By the way, I must disclose that we have sold produce (and for a few years, even salad greens, which we'd harvest, triple wash, package and get to the store within hours from the soil) to the flagship Whole Foods Market since 1991.
In the early 1990s, Walmart hadn't jumped on the turnip truck for local produce. Only Whole Foods had. And unfortunately, there were very few "local farmers," at least in the Austin area. In fact, there was just one "farmers' market" that specialized in grocery store produce (including bananas and pineapples) in an outside setting. (Ringers won't participate in that kind of market.)

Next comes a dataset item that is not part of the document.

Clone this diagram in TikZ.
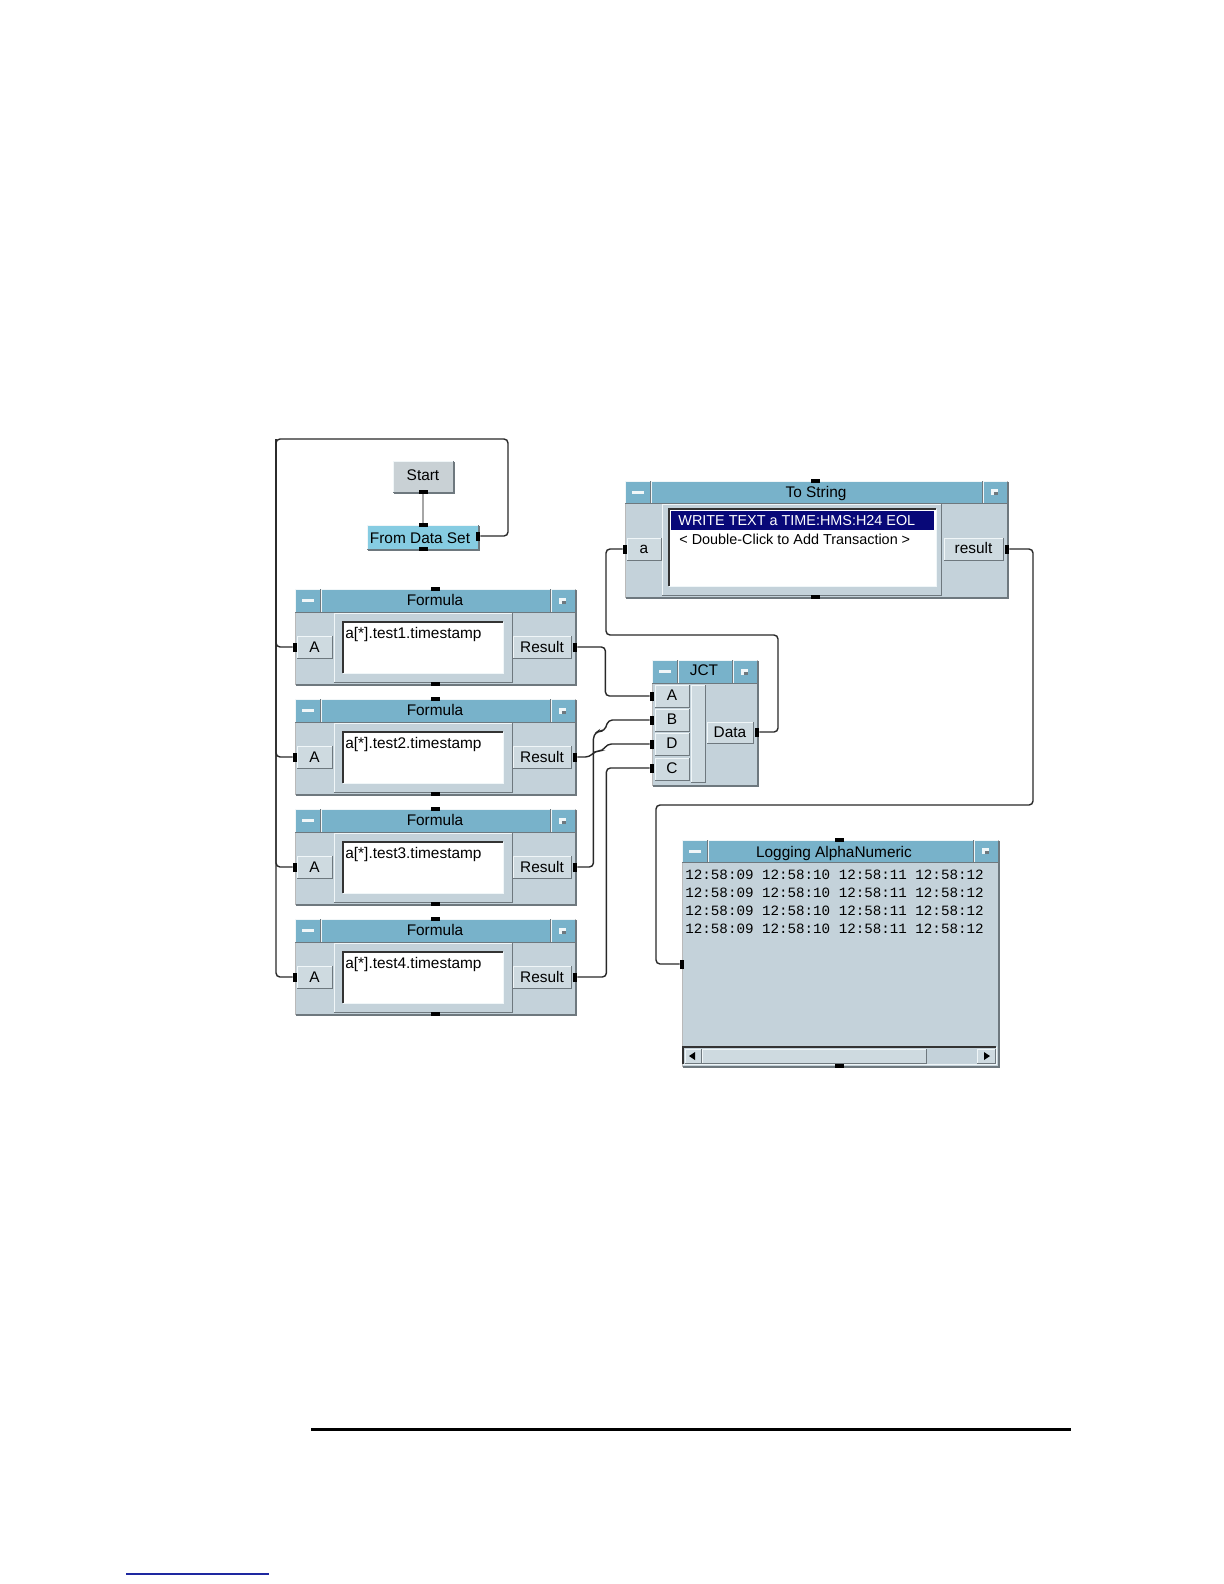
\documentclass[tikz,border=0pt]{standalone}
\usepackage{fontspec}
\setmainfont{Liberation Sans}
\setmonofont{Liberation Mono}
\definecolor{panel}{RGB}{196,210,218}
\definecolor{titlec}{RGB}{120,178,202}
\definecolor{btnc}{RGB}{206,218,224}
\definecolor{fdsc}{RGB}{134,204,226}
\definecolor{startc}{RGB}{201,209,213}
\definecolor{hlc}{RGB}{240,246,248}
\definecolor{shc}{RGB}{110,120,126}
\definecolor{wirec}{RGB}{40,40,40}
\definecolor{selc}{RGB}{8,8,120}
\definecolor{linkc}{RGB}{30,40,160}
\tikzset{
 wire/.style={draw=wirec, line width=0.7pt, rounded corners=2pt},
 pinv/.style={fill=black, inner sep=0pt, minimum width=4.5pt, minimum height=2pt, draw=none},
 pinh/.style={fill=black, inner sep=0pt, minimum width=2pt, minimum height=4.5pt, draw=none},
 lbl/.style={inner sep=0pt, anchor=base, font=\fontsize{7.7}{9}\selectfont, text=black},
 small/.style={inner sep=0pt, anchor=base west, font=\fontsize{7.2}{9}\selectfont, text=black},
 mono/.style={inner sep=0pt, anchor=base west, font=\ttfamily\fontsize{7.1}{8}\selectfont, text=black},
 hl/.style={draw=hlc, line width=0.5pt},
 sh/.style={draw=shc, line width=0.5pt},
}
\newcommand\raisedbx[5]{%
 \fill[#5] (#1,#2) rectangle (#3,#4);
 \draw[hl] (#1,#4) -- (#1,#2) -- (#3,#2);
 \draw[sh] (#3,#2) -- (#3,#4) -- (#1,#4);}
\newcommand\sunkbx[5]{%
 \fill[#5] (#1,#2) rectangle (#3,#4);
 \draw[draw=black!80, line width=0.7pt] (#1,#4) -- (#1,#2) -- (#3,#2);
 \draw[hl] (#3,#2) -- (#3,#4) -- (#1,#4);}
\newcommand\modframe[4]{%
 \fill[panel] (#1,#2) rectangle (#3,#4);
 \draw[draw=gray!55, line width=0.5pt] (#1,#2) rectangle (#3,#4);
 \draw[draw=shc, line width=1pt] ({#1+1},{#4+1}) -- ({#3+1},{#4+1}) -- ({#3+1},{#2+1});}
\newcommand\titlebar[4]{%
 \fill[titlec] (#1,#2) rectangle (#3,#4);
 \draw[hl] (#1,#4) -- (#1,#2) -- (#3,#2);
 \draw[sh] ({#1+25},#2) -- ({#1+25},#4);
 \draw[sh] ({#3-25},#2) -- ({#3-25},#4);
 \draw[hl] ({#1+26},#2) -- ({#1+26},#4);
 \draw[hl] ({#3-24},#2) -- ({#3-24},#4);
 \draw[sh] (#1,#4) -- (#3,#4);
 \fill[hlc] ({#1+7},{(#2+#4)/2-1.5}) rectangle ({#1+19},{(#2+#4)/2+1.5});
 \fill[hlc] ({#3-16},{(#2+#4)/2-3}) rectangle ({#3-9},{(#2+#4)/2+3});
 \fill[shc] ({#3-13},{(#2+#4)/2}) rectangle ({#3-9},{(#2+#4)/2+3});}
\begin{document}
\begin{tikzpicture}[x=0.5pt,y=-0.5pt]
\useasboundingbox (0,0) rectangle (1224,1584);
\fill[white] (0,0) rectangle (1224,1584);

% ---- Start and From Data Set
\raisedbx{393}{461}{453}{492}{startc}
\draw[draw=shc, line width=1pt] (394,493) -- (454,493) -- (454,462);
\node[lbl] (st_l) at (423,480) {Start};
\node[pinv] (st_b) at (423,492) {};
\raisedbx{367}{525}{478}{549}{fdsc}
\draw[draw=shc, line width=1pt] (368,550) -- (479,550) -- (479,526);
\node[lbl] (fds_l) at (420,543) {From Data Set};
\node[pinv] (fds_t) at (423,525) {};
\node[pinv] (fds_b) at (423,549) {};
\node[pinh] (fds_r) at (478,536) {};

% ---- Formulas
\foreach \i/\n in {0/1,1/2,2/3,3/4}{
 \pgfmathsetmacro\T{589+110*\i}
 \pgfmathsetmacro\B{\T+95}
 \pgfmathsetmacro\TB{\T+23}
 \modframe{295}{\T}{575}{\B}
 \titlebar{295}{\T}{575}{\TB}
 \node[lbl] (f\n_t) at (435,\T+16) {Formula};
 \raisedbx{334}{\T+24}{512}{\T+93}{panel}
 \sunkbx{343}{\T+33}{503}{\T+84}{white}
 \node[lbl, anchor=base west] (f\n_x) at (345,\T+49) {a[*].test\n.timestamp};
 \raisedbx{297}{\T+47}{332}{\T+69}{btnc}
 \node[lbl] (f\n_al) at (314.5,\T+63) {A};
 \raisedbx{513}{\T+47}{571}{\T+69}{btnc}
 \node[lbl] (f\n_rl) at (542,\T+63) {Result};
 \node[pinh] (f\n_a) at (295,\T+58) {};
 \node[pinh] (f\n_r) at (575,\T+58) {};
 \node[pinv] (f\n_top) at (435,\T) {};
 \node[pinv] (f\n_bot) at (435,\B) {};
}

% ---- To String
\modframe{625}{481}{1007}{597}
\titlebar{625}{481}{1007}{503}
\node[lbl] (ts_t) at (816,497) {To String};
\raisedbx{662}{504}{941}{595}{panel}
\sunkbx{669}{509}{936}{586}{white}
\fill[selc] (671,511) rectangle (934,530);
\node[small, text=white] (ts_x1) at (678,525) {WRITE TEXT a TIME:HMS:H24 EOL};
\node[small] (ts_x2) at (679,544) {< Double-Click to Add Transaction >};
\raisedbx{627}{538}{661}{560}{btnc}
\node[lbl] (ts_al) at (644,553) {a};
\raisedbx{944}{538}{1003}{560}{btnc}
\node[lbl] (ts_rl) at (973.5,553) {result};
\node[pinh] (ts_a) at (625,549) {};
\node[pinh] (ts_r) at (1007,549) {};
\node[pinv] (ts_top) at (815,481) {};
\node[pinv] (ts_bot) at (815,597) {};

% ---- JCT
\modframe{652}{660}{757}{785}
\titlebar{652}{660}{757}{683}
\node[lbl] (j_t) at (704,675) {JCT};
\raisedbx{655}{685}{689}{707}{btnc}
\raisedbx{655}{709}{689}{731}{btnc}
\raisedbx{655}{733}{689}{755}{btnc}
\raisedbx{655}{758}{689}{780}{btnc}
\node[lbl] (j_al) at (672,700) {A};
\node[lbl] (j_bl) at (672,724) {B};
\node[lbl] (j_dl) at (672,748) {D};
\node[lbl] (j_cl) at (672,773) {C};
\raisedbx{691}{685}{705}{782}{btnc}
\raisedbx{707}{722}{753}{743}{btnc}
\node[lbl] (j_ol) at (730,737) {Data};
\node[pinh] (j_a) at (652,696) {};
\node[pinh] (j_b) at (652,720) {};
\node[pinh] (j_d) at (652,744) {};
\node[pinh] (j_c) at (652,768) {};
\node[pinh] (j_o) at (757,732) {};

% ---- Logging AlphaNumeric
\modframe{682}{840}{998}{1066}
\titlebar{682}{840}{998}{862}
\node[lbl] (lg_t) at (834,857) {Logging AlphaNumeric};
\foreach \k/\yy in {1/879,2/897,3/915,4/933}{
 \node[mono] (lg_x\k) at (685,\yy) {12:58:09 12:58:10 12:58:11 12:58:12};
}
\sunkbx{683}{1047}{996}{1064}{panel}
\raisedbx{685}{1049}{701}{1063}{btnc}
\raisedbx{702}{1049}{926}{1063}{btnc}
\raisedbx{977}{1049}{995}{1063}{btnc}
\fill[black] (689,1056) -- (695,1052) -- (695,1060) -- cycle;
\fill[black] (990,1056) -- (984,1052) -- (984,1060) -- cycle;
\node[pinh] (lg_a) at (682,964) {};
\node[pinv] (lg_top) at (839,840) {};
\node[pinv] (lg_bot) at (839,1066) {};

% ---- connectors
\draw[draw=gray!70, line width=0.7pt] (st_b.south) -- (fds_t.north);
\coordinate (lR) at (508,439);
\coordinate (lL) at (276,439);
\draw[wire] (fds_r.east) -| (lR) -- (lL) |- (f4_a.west);
\foreach \n in {1,2,3}{\draw[wire] (lL) |- (f\n_a.west);}
\draw[wire] (f1_r.east) -- ++(28,0) |- (j_a.west);
\draw[wire] (f2_r.east) -- ++(12,0) -- ++(6,-6) -- ++(7,0) -- ++(5,-7) -- (j_d.west);
\draw[wire] (f3_r.east) -- ++(16,0) -- ++(0,-132) -- ++(5,-4) -- ++(6,0) -- ++(4,-11) -- (j_b.west);
\draw[wire] (f4_r.east) -- ++(29,0) |- (j_c.west);
\coordinate (dA) at (778,635);
\coordinate (dB) at (606,635);
\draw[wire] (j_o.east) -| (dA) -- (dB) |- (ts_a.west);
\coordinate (rA) at (1033,805);
\coordinate (rB) at (656,805);
\draw[wire] (ts_r.east) -| (rA) -- (rB) |- (lg_a.west);

% ---- page rules
\draw[black, line width=1.5pt] (311,1429) -- (1071,1429);
\draw[linkc, line width=0.75pt] (126,1574) -- (269,1574);
\end{tikzpicture}
\end{document}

If Walmart now is excited about fresh produce, I am glad, as I want everyone to be able to access healthy food, no matter which stores have it. Walmart just needs to encourage its customers ("ruthlessly," as Corby mentioned) to snatch up those boxes of salad greens (and pomegranates) quickly, so they don't sit too long on the shelves. To me, freshness equals nutrition.
And while local farms can offer really fresh produce, they are usually small and cannot make a living selling at half of retail prices. So it's rare that truly local greens wind up in supermarket stores; it's up to the giant corporate farms or co-ops in South Texas, Florida, California, and Mexico, to supply the chains, whose hundreds of stores are far from the fields.
Alas, keep your eyes open, fellow ringers, as age spots (and wilted greens) are the disappointing proof that freshness lies mainly in advertising.